• **INSTRUCTIONS TO FOLLOW**
Output each entry that follows exactly. Images stay out.
* * * *
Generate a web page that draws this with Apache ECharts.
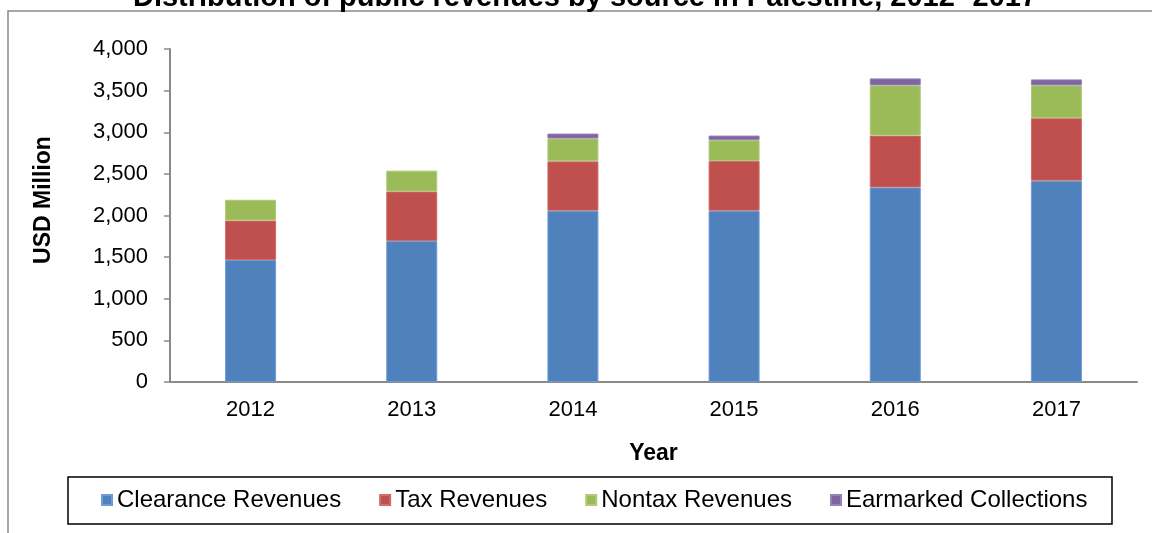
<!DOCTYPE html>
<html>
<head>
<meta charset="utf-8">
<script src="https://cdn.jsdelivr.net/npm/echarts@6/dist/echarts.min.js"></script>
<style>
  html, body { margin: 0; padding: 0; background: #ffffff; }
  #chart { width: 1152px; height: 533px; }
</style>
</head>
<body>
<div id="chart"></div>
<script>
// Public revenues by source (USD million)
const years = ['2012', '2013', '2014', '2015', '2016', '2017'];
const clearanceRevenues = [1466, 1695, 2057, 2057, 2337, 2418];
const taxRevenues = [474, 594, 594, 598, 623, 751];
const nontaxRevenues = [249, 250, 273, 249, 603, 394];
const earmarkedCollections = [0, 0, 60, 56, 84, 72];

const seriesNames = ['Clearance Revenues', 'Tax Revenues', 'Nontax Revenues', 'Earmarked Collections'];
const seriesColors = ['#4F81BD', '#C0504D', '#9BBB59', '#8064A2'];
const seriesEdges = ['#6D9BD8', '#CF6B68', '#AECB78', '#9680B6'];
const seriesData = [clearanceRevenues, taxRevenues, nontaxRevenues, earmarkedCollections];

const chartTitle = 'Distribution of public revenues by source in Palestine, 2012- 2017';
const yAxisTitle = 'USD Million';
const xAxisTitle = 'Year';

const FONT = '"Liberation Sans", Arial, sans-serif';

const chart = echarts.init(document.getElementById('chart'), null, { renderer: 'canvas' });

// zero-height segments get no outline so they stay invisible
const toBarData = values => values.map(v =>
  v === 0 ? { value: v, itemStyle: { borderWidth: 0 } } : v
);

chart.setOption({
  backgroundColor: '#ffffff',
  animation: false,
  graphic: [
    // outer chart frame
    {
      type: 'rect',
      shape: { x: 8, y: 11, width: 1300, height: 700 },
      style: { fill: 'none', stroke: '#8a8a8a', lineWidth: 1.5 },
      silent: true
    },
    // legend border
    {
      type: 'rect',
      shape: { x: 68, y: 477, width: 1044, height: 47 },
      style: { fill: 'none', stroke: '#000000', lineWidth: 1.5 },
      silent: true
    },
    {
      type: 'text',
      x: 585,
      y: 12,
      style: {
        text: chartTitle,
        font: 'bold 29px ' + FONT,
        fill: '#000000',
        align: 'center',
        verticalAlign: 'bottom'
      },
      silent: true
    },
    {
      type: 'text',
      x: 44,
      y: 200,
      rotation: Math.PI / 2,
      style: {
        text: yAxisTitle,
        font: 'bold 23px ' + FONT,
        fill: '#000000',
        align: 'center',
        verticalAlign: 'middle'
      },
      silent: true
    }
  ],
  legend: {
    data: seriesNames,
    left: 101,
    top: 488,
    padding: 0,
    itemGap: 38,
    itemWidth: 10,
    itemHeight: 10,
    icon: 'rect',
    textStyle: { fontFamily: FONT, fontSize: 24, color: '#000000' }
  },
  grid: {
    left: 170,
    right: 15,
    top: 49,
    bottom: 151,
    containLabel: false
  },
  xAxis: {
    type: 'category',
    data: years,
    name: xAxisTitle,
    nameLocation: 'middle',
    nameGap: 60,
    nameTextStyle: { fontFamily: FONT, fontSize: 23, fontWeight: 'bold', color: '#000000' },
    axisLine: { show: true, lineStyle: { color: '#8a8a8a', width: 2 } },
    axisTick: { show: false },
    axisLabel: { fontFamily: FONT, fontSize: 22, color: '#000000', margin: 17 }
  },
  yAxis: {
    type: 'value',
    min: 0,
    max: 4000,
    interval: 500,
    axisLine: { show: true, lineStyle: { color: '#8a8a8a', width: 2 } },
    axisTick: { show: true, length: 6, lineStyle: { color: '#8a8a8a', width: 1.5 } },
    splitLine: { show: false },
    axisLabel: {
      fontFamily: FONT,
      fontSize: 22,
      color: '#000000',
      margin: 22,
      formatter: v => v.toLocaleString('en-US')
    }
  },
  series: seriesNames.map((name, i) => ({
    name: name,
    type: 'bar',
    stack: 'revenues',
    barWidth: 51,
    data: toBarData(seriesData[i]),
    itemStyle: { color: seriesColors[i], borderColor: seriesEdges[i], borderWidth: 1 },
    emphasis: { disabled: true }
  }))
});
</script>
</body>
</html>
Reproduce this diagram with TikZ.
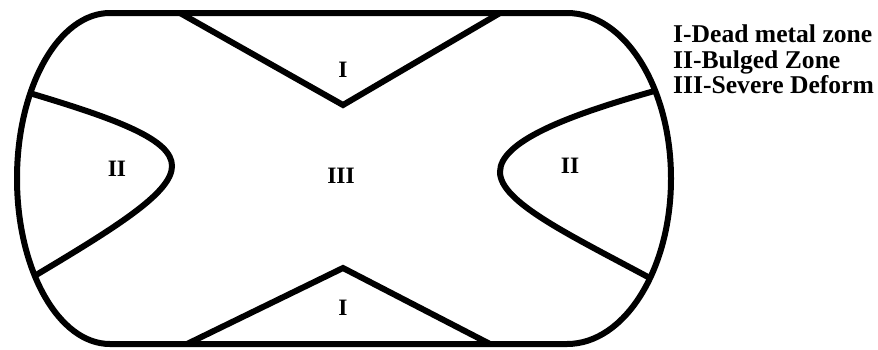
* * * *
• **RESULT OF THE EXERCISE**
Generate a web page that draws this with Apache ECharts.
<!DOCTYPE html>
<html>
<head>
<meta charset="utf-8">
<script src="https://cdn.jsdelivr.net/npm/echarts@6/dist/echarts.min.js"></script>
<style>
  html, body { margin: 0; padding: 0; background: #ffffff; }
  #chart { width: 1152px; height: 533px; }
</style>
</head>
<body>
<div id="chart"></div>
<script>
// Public revenues by source (USD million)
const years = ['2012', '2013', '2014', '2015', '2016', '2017'];
const clearanceRevenues = [1466, 1695, 2057, 2057, 2337, 2418];
const taxRevenues = [474, 594, 594, 598, 623, 751];
const nontaxRevenues = [249, 250, 273, 249, 603, 394];
const earmarkedCollections = [0, 0, 60, 56, 84, 72];

const seriesNames = ['Clearance Revenues', 'Tax Revenues', 'Nontax Revenues', 'Earmarked Collections'];
const seriesColors = ['#4F81BD', '#C0504D', '#9BBB59', '#8064A2'];
const seriesEdges = ['#6D9BD8', '#CF6B68', '#AECB78', '#9680B6'];
const seriesData = [clearanceRevenues, taxRevenues, nontaxRevenues, earmarkedCollections];

const chartTitle = 'Distribution of public revenues by source in Palestine, 2012- 2017';
const yAxisTitle = 'USD Million';
const xAxisTitle = 'Year';

const FONT = '"Liberation Sans", Arial, sans-serif';

const chart = echarts.init(document.getElementById('chart'), null, { renderer: 'canvas' });

// zero-height segments get no outline so they stay invisible
const toBarData = values => values.map(v =>
  v === 0 ? { value: v, itemStyle: { borderWidth: 0 } } : v
);

chart.setOption({
  backgroundColor: '#ffffff',
  animation: false,
  graphic: [
    // outer chart frame
    {
      type: 'rect',
      shape: { x: 8, y: 11, width: 1300, height: 700 },
      style: { fill: 'none', stroke: '#8a8a8a', lineWidth: 1.5 },
      silent: true
    },
    // legend border
    {
      type: 'rect',
      shape: { x: 68, y: 477, width: 1044, height: 47 },
      style: { fill: 'none', stroke: '#000000', lineWidth: 1.5 },
      silent: true
    },
    {
      type: 'text',
      x: 585,
      y: 12,
      style: {
        text: chartTitle,
        font: 'bold 29px ' + FONT,
        fill: '#000000',
        align: 'center',
        verticalAlign: 'bottom'
      },
      silent: true
    },
    {
      type: 'text',
      x: 44,
      y: 200,
      rotation: Math.PI / 2,
      style: {
        text: yAxisTitle,
        font: 'bold 23px ' + FONT,
        fill: '#000000',
        align: 'center',
        verticalAlign: 'middle'
      },
      silent: true
    }
  ],
  legend: {
    data: seriesNames,
    left: 101,
    top: 488,
    padding: 0,
    itemGap: 38,
    itemWidth: 10,
    itemHeight: 10,
    icon: 'rect',
    textStyle: { fontFamily: FONT, fontSize: 24, color: '#000000' }
  },
  grid: {
    left: 170,
    right: 15,
    top: 49,
    bottom: 151,
    containLabel: false
  },
  xAxis: {
    type: 'category',
    data: years,
    name: xAxisTitle,
    nameLocation: 'middle',
    nameGap: 60,
    nameTextStyle: { fontFamily: FONT, fontSize: 23, fontWeight: 'bold', color: '#000000' },
    axisLine: { show: true, lineStyle: { color: '#8a8a8a', width: 2 } },
    axisTick: { show: false },
    axisLabel: { fontFamily: FONT, fontSize: 22, color: '#000000', margin: 17 }
  },
  yAxis: {
    type: 'value',
    min: 0,
    max: 4000,
    interval: 500,
    axisLine: { show: true, lineStyle: { color: '#8a8a8a', width: 2 } },
    axisTick: { show: true, length: 6, lineStyle: { color: '#8a8a8a', width: 1.5 } },
    splitLine: { show: false },
    axisLabel: {
      fontFamily: FONT,
      fontSize: 22,
      color: '#000000',
      margin: 22,
      formatter: v => v.toLocaleString('en-US')
    }
  },
  series: seriesNames.map((name, i) => ({
    name: name,
    type: 'bar',
    stack: 'revenues',
    barWidth: 51,
    data: toBarData(seriesData[i]),
    itemStyle: { color: seriesColors[i], borderColor: seriesEdges[i], borderWidth: 1 },
    emphasis: { disabled: true }
  }))
});
</script>
</body>
</html>
Reproduce this diagram with TikZ.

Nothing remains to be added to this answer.